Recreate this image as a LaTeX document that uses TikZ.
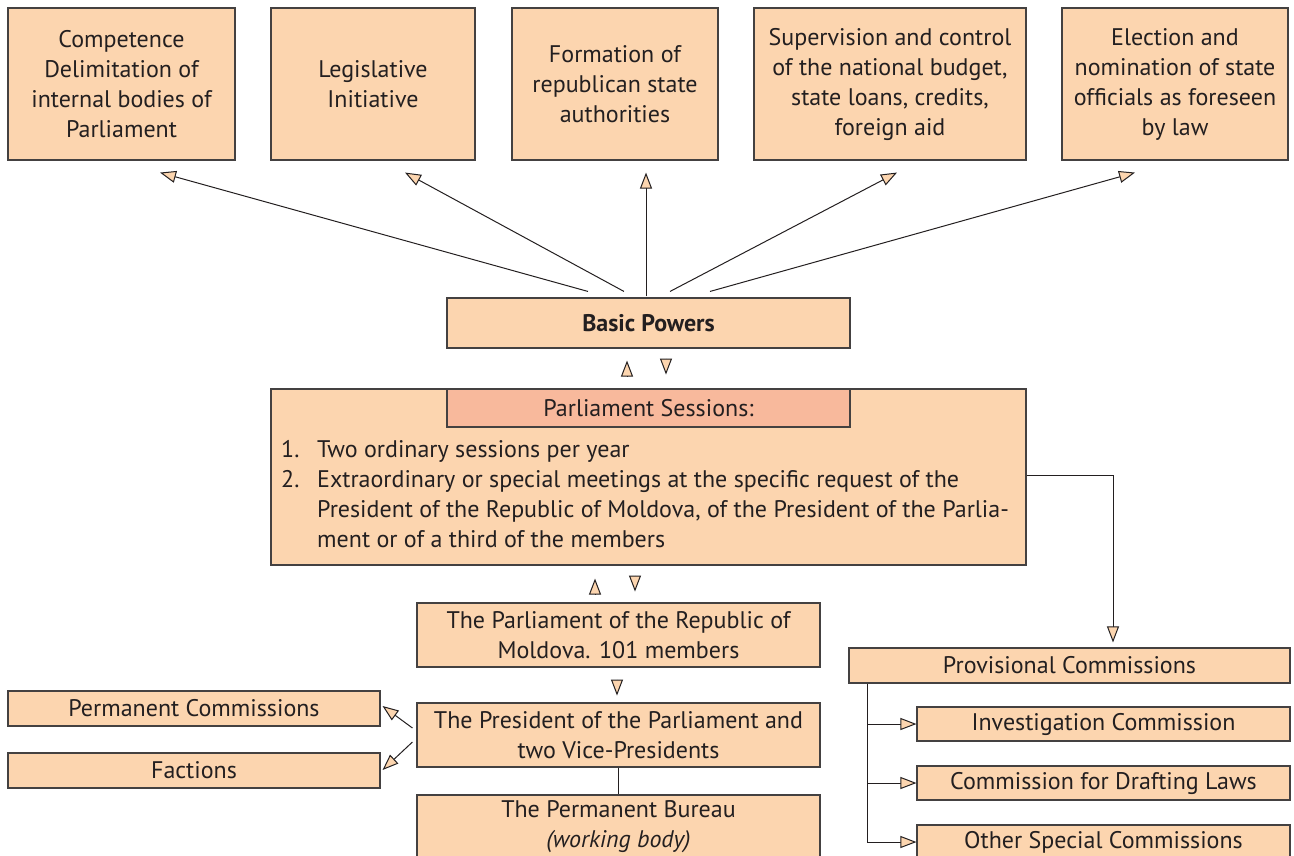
\documentclass[tikz,border=0pt]{standalone}
\usepackage{fontspec}
\setmainfont{PT Sans}
\usetikzlibrary{positioning,arrows.meta,calc}
\definecolor{peach}{HTML}{FCD5AF}
\definecolor{salmon}{HTML}{F8B99C}
\definecolor{ink}{HTML}{231F20}
\newcommand{\boxfont}{\fontsize{24}{30}\selectfont}
\tikzset{
  box/.style={
    draw=ink!85,
    fill=peach,
    line width=1.1pt,
    text=ink,
    align=center,
    inner sep=0pt,
    font=\boxfont
  },
  tri/.style={
    -{Triangle[length=16pt,width=12pt,fill=peach]},
    draw=ink,
    line width=1pt
  }
}
\begin{document}
\begin{tikzpicture}[x=1pt,y=-1pt]
        \useasboundingbox (0,0) rectangle (1294,855);
        \clip (0,0) rectangle (1294,855);
        % top row
        \node [box, minimum width=227pt, minimum height=152pt] (b1) at (121.5,84) {Competence\\Delimitation of\\internal bodies of\\Parliament};
        \node [box, on grid, right=251.5pt of b1, minimum width=204pt, minimum height=152pt] (b2) {Legislative\\Initiative};
        \node [box, on grid, right=242pt of b2, minimum width=206pt, minimum height=152pt] (b3) {Formation of\\republican state\\authorities};
        \node [box, on grid, right=275pt of b3, minimum width=272pt, minimum height=152pt] (b4) {Supervision and control\\of the national budget,\\state loans, credits,\\foreign aid};
        \node [box, on grid, right=285pt of b4, minimum width=226pt, minimum height=152pt] (b5) {Election and\\nomination of state\\officials as foreseen\\by law};
        % middle
        \node [box, minimum width=403pt, minimum height=50pt] (basic) at (648.5,323) {\textbf{Basic Powers}};
        \node [box, minimum width=755pt, minimum height=176pt] (sess) at (648.5,477) {};
        \node [box, fill=salmon, anchor=north, minimum width=403pt, minimum height=38pt] (head) at (sess.north) {Parliament Sessions:};
        \node [anchor=north west, inner sep=0pt, text=ink, font=\boxfont, align=left] (list) at (281,436) {%
          \begin{tabular}{@{}p{36pt}@{}l@{}}
            1. & Two ordinary sessions per year\\
            2. & Extraordinary or special meetings at the specific request of the\\
               & President of the Republic of Moldova, of the President of the Parlia-\\
               & ment or of a third of the members
          \end{tabular}};
        \node [box, minimum width=403pt, minimum height=64pt] (parl) at (618.5,635) {The Parliament of the Republic of\\Moldova. 101 members};
        \node [box, on grid, below=100pt of parl, minimum width=403pt, minimum height=64pt] (pres) {The President of the Parliament and\\two Vice-Presidents};
        \node [box, on grid, below=92pt of pres, minimum width=403pt, minimum height=64pt] (bur) {The Permanent Bureau\\\textit{(working body)}};
        \node [box, minimum width=372pt, minimum height=35pt] (perm) at (194,708.5) {Permanent Commissions};
        \node [box, on grid, below=62pt of perm, minimum width=372pt, minimum height=35pt] (fact) {Factions};
        % provisional side
        \node [box, minimum width=441pt, minimum height=35pt] (prov) at (1069.5,665.5) {Provisional Commissions};
        \node [box, minimum width=373pt, minimum height=34pt] (inv) at (1103.5,724) {Investigation Commission};
        \node [box, on grid, below=59pt of inv, minimum width=373pt, minimum height=34pt] (draft) {Commission for Drafting Laws};
        \node [box, on grid, below=59pt of draft, minimum width=373pt, minimum height=34pt] (other) {Other Special Commissions};
        % arrows to the powers
        \draw [tri] ([xshift=-60.5pt,yshift=6pt]basic.north) -- ([xshift=38.5pt,yshift=-12pt]b1.south);
        \draw [tri] ([xshift=-24.5pt,yshift=6pt]basic.north) -- ([xshift=32pt,yshift=-12pt]b2.south);
        \draw [tri] ([xshift=-2.5pt,yshift=1pt]basic.north) -- ([xshift=31pt,yshift=-12pt]b3.south);
        \draw [tri] ([xshift=21.5pt,yshift=6pt]basic.north) -- ([xshift=7pt,yshift=-12pt]b4.south);
        \draw [tri] ([xshift=61.5pt,yshift=6pt]basic.north) -- ([xshift=-40pt,yshift=-12pt]b5.south);
        % loose triangles
        \draw [tri] ([xshift=-21.5pt,yshift=-28pt]basic.south) -- ([xshift=-21.5pt,yshift=-12pt]basic.south);
        \draw [tri] ([xshift=17.5pt,yshift=-10pt]basic.south) -- ([xshift=17.5pt,yshift=-26pt]basic.south);
        \draw [tri] ([xshift=-53.5pt,yshift=-29pt]sess.south) -- ([xshift=-53.5pt,yshift=-13pt]sess.south);
        \draw [tri] ([xshift=-13.5pt,yshift=-10pt]sess.south) -- ([xshift=-13.5pt,yshift=-26pt]sess.south);
        \draw [tri] ([xshift=-1.5pt,yshift=-12pt]parl.south) -- ([xshift=-1.5pt,yshift=-28pt]parl.south);
        % president
        \draw [tri] ([xshift=-4pt,yshift=7pt]pres.west) -- ([xshift=2pt,yshift=2.5pt]perm.east);
        \draw [tri] ([xshift=-4pt,yshift=-7pt]pres.west) -- ([xshift=2pt,yshift=0.5pt]fact.east);
        \draw [line width=1pt, draw=ink] (pres) -- (bur);
        % provisional
        \draw [tri] ([yshift=2pt]sess.east) -| ([xshift=43.5pt,yshift=5pt]prov.north);
        \coordinate (trunk) at ([xshift=19pt]prov.south west);
        \draw [line width=1pt, draw=ink] (trunk) -- (trunk |- other.west);
        \draw [tri] (trunk |- inv.west) -- (inv.west);
        \draw [tri] (trunk |- draft.west) -- (draft.west);
        \draw [tri] (trunk |- other.west) -- (other.west);
      \end{tikzpicture}
\end{document}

----

■ Your instructions
Return the listing above unchanged, apart from dropping its pictures.

■ Expected answer
Recreate this image as a LaTeX document that uses TikZ.
\documentclass[tikz,border=0pt]{standalone}
\usepackage{fontspec}
\setmainfont{PT Sans}
\usetikzlibrary{positioning,arrows.meta,calc}
\definecolor{peach}{HTML}{FCD5AF}
\definecolor{salmon}{HTML}{F8B99C}
\definecolor{ink}{HTML}{231F20}
\newcommand{\boxfont}{\fontsize{24}{30}\selectfont}
\tikzset{
  box/.style={
    draw=ink!85,
    fill=peach,
    line width=1.1pt,
    text=ink,
    align=center,
    inner sep=0pt,
    font=\boxfont
  },
  tri/.style={
    -{Triangle[length=16pt,width=12pt,fill=peach]},
    draw=ink,
    line width=1pt
  }
}
\begin{document}
\begin{tikzpicture}[x=1pt,y=-1pt]
        \useasboundingbox (0,0) rectangle (1294,855);
        \clip (0,0) rectangle (1294,855);
        % top row
        \node [box, minimum width=227pt, minimum height=152pt] (b1) at (121.5,84) {Competence\\Delimitation of\\internal bodies of\\Parliament};
        \node [box, on grid, right=251.5pt of b1, minimum width=204pt, minimum height=152pt] (b2) {Legislative\\Initiative};
        \node [box, on grid, right=242pt of b2, minimum width=206pt, minimum height=152pt] (b3) {Formation of\\republican state\\authorities};
        \node [box, on grid, right=275pt of b3, minimum width=272pt, minimum height=152pt] (b4) {Supervision and control\\of the national budget,\\state loans, credits,\\foreign aid};
        \node [box, on grid, right=285pt of b4, minimum width=226pt, minimum height=152pt] (b5) {Election and\\nomination of state\\officials as foreseen\\by law};
        % middle
        \node [box, minimum width=403pt, minimum height=50pt] (basic) at (648.5,323) {\textbf{Basic Powers}};
        \node [box, minimum width=755pt, minimum height=176pt] (sess) at (648.5,477) {};
        \node [box, fill=salmon, anchor=north, minimum width=403pt, minimum height=38pt] (head) at (sess.north) {Parliament Sessions:};
        \node [anchor=north west, inner sep=0pt, text=ink, font=\boxfont, align=left] (list) at (281,436) {%
          \begin{tabular}{@{}p{36pt}@{}l@{}}
            1. & Two ordinary sessions per year\\
            2. & Extraordinary or special meetings at the specific request of the\\
               & President of the Republic of Moldova, of the President of the Parlia-\\
               & ment or of a third of the members
          \end{tabular}};
        \node [box, minimum width=403pt, minimum height=64pt] (parl) at (618.5,635) {The Parliament of the Republic of\\Moldova. 101 members};
        \node [box, on grid, below=100pt of parl, minimum width=403pt, minimum height=64pt] (pres) {The President of the Parliament and\\two Vice-Presidents};
        \node [box, on grid, below=92pt of pres, minimum width=403pt, minimum height=64pt] (bur) {The Permanent Bureau\\\textit{(working body)}};
        \node [box, minimum width=372pt, minimum height=35pt] (perm) at (194,708.5) {Permanent Commissions};
        \node [box, on grid, below=62pt of perm, minimum width=372pt, minimum height=35pt] (fact) {Factions};
        % provisional side
        \node [box, minimum width=441pt, minimum height=35pt] (prov) at (1069.5,665.5) {Provisional Commissions};
        \node [box, minimum width=373pt, minimum height=34pt] (inv) at (1103.5,724) {Investigation Commission};
        \node [box, on grid, below=59pt of inv, minimum width=373pt, minimum height=34pt] (draft) {Commission for Drafting Laws};
        \node [box, on grid, below=59pt of draft, minimum width=373pt, minimum height=34pt] (other) {Other Special Commissions};
        % arrows to the powers
        \draw [tri] ([xshift=-60.5pt,yshift=6pt]basic.north) -- ([xshift=38.5pt,yshift=-12pt]b1.south);
        \draw [tri] ([xshift=-24.5pt,yshift=6pt]basic.north) -- ([xshift=32pt,yshift=-12pt]b2.south);
        \draw [tri] ([xshift=-2.5pt,yshift=1pt]basic.north) -- ([xshift=31pt,yshift=-12pt]b3.south);
        \draw [tri] ([xshift=21.5pt,yshift=6pt]basic.north) -- ([xshift=7pt,yshift=-12pt]b4.south);
        \draw [tri] ([xshift=61.5pt,yshift=6pt]basic.north) -- ([xshift=-40pt,yshift=-12pt]b5.south);
        % loose triangles
        \draw [tri] ([xshift=-21.5pt,yshift=-28pt]basic.south) -- ([xshift=-21.5pt,yshift=-12pt]basic.south);
        \draw [tri] ([xshift=17.5pt,yshift=-10pt]basic.south) -- ([xshift=17.5pt,yshift=-26pt]basic.south);
        \draw [tri] ([xshift=-53.5pt,yshift=-29pt]sess.south) -- ([xshift=-53.5pt,yshift=-13pt]sess.south);
        \draw [tri] ([xshift=-13.5pt,yshift=-10pt]sess.south) -- ([xshift=-13.5pt,yshift=-26pt]sess.south);
        \draw [tri] ([xshift=-1.5pt,yshift=-12pt]parl.south) -- ([xshift=-1.5pt,yshift=-28pt]parl.south);
        % president
        \draw [tri] ([xshift=-4pt,yshift=7pt]pres.west) -- ([xshift=2pt,yshift=2.5pt]perm.east);
        \draw [tri] ([xshift=-4pt,yshift=-7pt]pres.west) -- ([xshift=2pt,yshift=0.5pt]fact.east);
        \draw [line width=1pt, draw=ink] (pres) -- (bur);
        % provisional
        \draw [tri] ([yshift=2pt]sess.east) -| ([xshift=43.5pt,yshift=5pt]prov.north);
        \coordinate (trunk) at ([xshift=19pt]prov.south west);
        \draw [line width=1pt, draw=ink] (trunk) -- (trunk |- other.west);
        \draw [tri] (trunk |- inv.west) -- (inv.west);
        \draw [tri] (trunk |- draft.west) -- (draft.west);
        \draw [tri] (trunk |- other.west) -- (other.west);
      \end{tikzpicture}
\end{document}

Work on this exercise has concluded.